> **WHAT IS ASKED**
Look for the string "this" in the lines and copy each line that has it.

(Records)
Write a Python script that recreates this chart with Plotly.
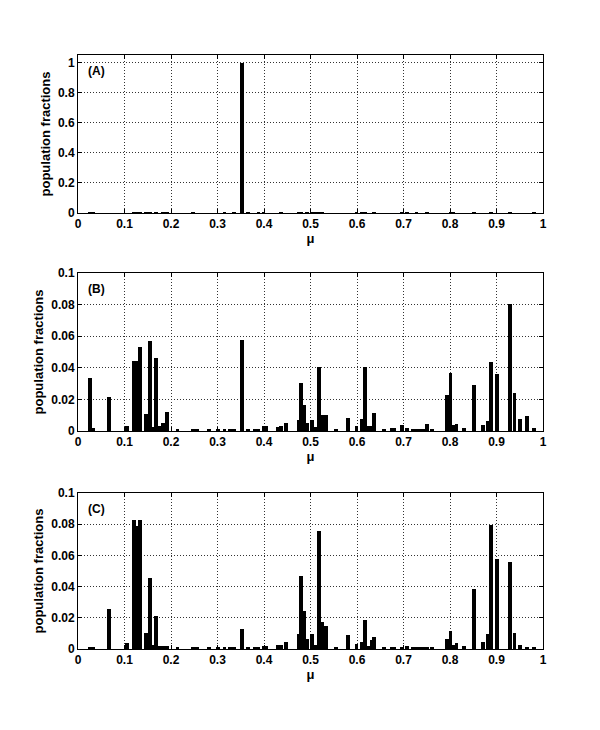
import plotly.graph_objects as go
from plotly.subplots import make_subplots

# mutation rate bins (mu) shared by the three panels
mu = [0.025, 0.032, 0.067, 0.105, 0.121, 0.127, 0.134, 0.147, 0.1555, 0.161,
      0.1675, 0.176, 0.182, 0.191, 0.214, 0.248, 0.256, 0.281, 0.301, 0.315,
      0.327, 0.335, 0.352, 0.366, 0.380, 0.388, 0.399, 0.405, 0.430, 0.436,
      0.4475, 0.474, 0.480, 0.4855, 0.492, 0.504, 0.510, 0.5185, 0.525, 0.534,
      0.555, 0.581, 0.599, 0.611, 0.618, 0.625, 0.632, 0.6365, 0.658, 0.674,
      0.680, 0.697, 0.708, 0.720, 0.728, 0.736, 0.744, 0.7505, 0.762, 0.7935,
      0.801, 0.806, 0.814, 0.8295, 0.851, 0.871, 0.8815, 0.889, 0.9015, 0.9288,
      0.9385, 0.950, 0.9654, 0.981]

pop_a = [0.005, 0.005, 0, 0, 0.005, 0.005, 0.005, 0.005, 0.005, 0,
         0.005, 0, 0.005, 0.005, 0, 0.005, 0, 0, 0, 0.005,
         0, 0.005, 1.0, 0.005, 0, 0.005, 0.005, 0, 0, 0.005,
         0, 0.005, 0.005, 0, 0.005, 0.005, 0.005, 0.005, 0.005, 0,
         0, 0, 0.005, 0.005, 0.005, 0, 0, 0.005, 0, 0,
         0, 0.005, 0.005, 0, 0.005, 0, 0, 0.005, 0, 0,
         0.005, 0.005, 0, 0, 0.005, 0, 0, 0.005, 0, 0.005,
         0, 0, 0, 0.005]

pop_b = [0.0337, 0.0018, 0.0215, 0.0032, 0.0445, 0.0445, 0.053, 0.0106, 0.057, 0.0025,
         0.0464, 0.003, 0.0051, 0.0122, 0.0015, 0.0012, 0.0012, 0.0012, 0.001, 0.0012,
         0.0012, 0.001, 0.0576, 0.0013, 0.0015, 0.0015, 0.003, 0.003, 0.0025, 0.003,
         0.0051, 0.0072, 0.0305, 0.0163, 0.0051, 0.0068, 0.0025, 0.0406, 0.0102, 0.0102,
         0.0015, 0.0085, 0.003, 0.0076, 0.0406, 0.003, 0.003, 0.0116, 0.0015, 0.0022,
         0.0022, 0.0036, 0.002, 0.0015, 0.0015, 0.0015, 0.0013, 0.0042, 0.0013, 0.0227,
         0.0368, 0.0036, 0.0047, 0.0021, 0.029, 0.0036, 0.0062, 0.0438, 0.036, 0.0805,
         0.0238, 0.0078, 0.0094, 0.0019]

pop_c = [0.001, 0.001, 0.0254, 0.0036, 0.083, 0.079, 0.0826, 0.0105, 0.0452, 0.0026,
         0.0211, 0.002, 0.002, 0.002, 0.0012, 0.001, 0.001, 0.001, 0.001, 0.001,
         0.001, 0.001, 0.0126, 0.0011, 0.0013, 0.0013, 0.002, 0.002, 0.0026, 0.0026,
         0.0047, 0.0094, 0.0467, 0.0243, 0.0062, 0.0096, 0.0023, 0.0756, 0.017, 0.0148,
         0.0015, 0.0087, 0.003, 0.0047, 0.0186, 0.002, 0.0058, 0.0075, 0.0015, 0.0015,
         0.0015, 0.0015, 0.002, 0.0013, 0.0013, 0.0013, 0.0013, 0.0013, 0.0013, 0.0062,
         0.0117, 0.0026, 0.0036, 0.002, 0.0382, 0.0047, 0.0094, 0.0798, 0.058, 0.0559,
         0.0104, 0.0026, 0.0015, 0.001]

x_ticks = [i / 10 for i in range(11)]
x_labels = ["0", "0.1", "0.2", "0.3", "0.4", "0.5", "0.6", "0.7", "0.8", "0.9", "1"]
ya_ticks = [0, 0.2, 0.4, 0.6, 0.8, 1.0]
ya_labels = ["0", "0.2", "0.4", "0.6", "0.8", "1"]
ybc_ticks = [0, 0.02, 0.04, 0.06, 0.08, 0.1]
ybc_labels = ["0", "0.02", "0.04", "0.06", "0.08", "0.1"]
panels = ["(A)", "(B)", "(C)"]

fig = make_subplots(rows=3, cols=1)

for i, vals in enumerate([pop_a, pop_b, pop_c]):
    fig.add_trace(go.Bar(x=mu, y=vals, width=0.0082,
                         marker=dict(color="black", line=dict(width=0)),
                         showlegend=False), row=i + 1, col=1)

font = dict(family="Liberation Sans", size=12, color="black", weight="bold")
ax_style = dict(showline=True, linecolor="black", linewidth=1, mirror="ticks",
                ticks="inside", ticklen=4, tickcolor="black",
                showgrid=True, gridcolor="#333333", griddash="1px,2px", gridwidth=1,
                zeroline=False, tickfont=font)

domains = [[0.734, 1.0], [0.367, 0.633], [0.0, 0.2626]]
for i in range(3):
    fig.update_xaxes(range=[0, 1], tickvals=x_ticks, ticktext=x_labels,
                     title=dict(text="μ", font=dict(size=13, family="Liberation Sans",
                                                    color="black", weight="bold"),
                                standoff=0),
                     row=i + 1, col=1, **ax_style)
    if i == 0:
        fig.update_yaxes(range=[0, 1.05], tickvals=ya_ticks, ticktext=ya_labels,
                         row=1, col=1, **ax_style)
    else:
        fig.update_yaxes(range=[0, 0.1], tickvals=ybc_ticks, ticktext=ybc_labels,
                         row=i + 1, col=1, **ax_style)
    fig.update_yaxes(domain=domains[i], row=i + 1, col=1,
                     title=dict(text="population fractions",
                                font=dict(size=13, family="Liberation Sans",
                                          color="black", weight="bold"),
                                standoff=4))
    yref = "y domain" if i == 0 else "y%d domain" % (i + 1)
    xref = "x domain" if i == 0 else "x%d domain" % (i + 1)
    fig.add_annotation(text=panels[i], x=0.017, y=0.955, xref=xref, yref=yref,
                       xanchor="left", yanchor="top", showarrow=False,
                       font=dict(size=12, family="Liberation Sans", color="black",
                                 weight="bold"))

# page body adds an 8px margin, so the figure is a bit smaller than the window
fig.update_layout(width=584, height=714, plot_bgcolor="white", paper_bgcolor="white",
                  margin=dict(l=70, r=49, t=47, b=73), bargap=0)

fig.write_html("out.html")
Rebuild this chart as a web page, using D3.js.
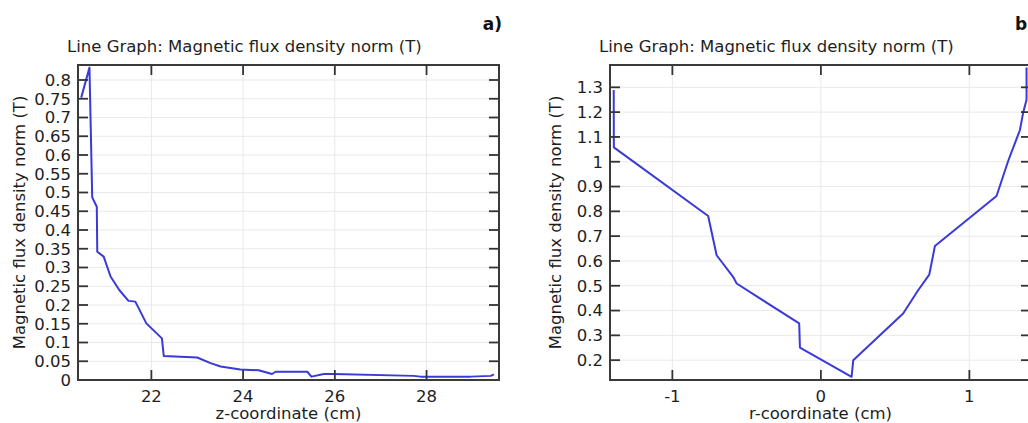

> **FULL RESPONSE**
Write a Python script that recreates this chart with Plotly.
Rebuild this chart as a web page, using D3.js.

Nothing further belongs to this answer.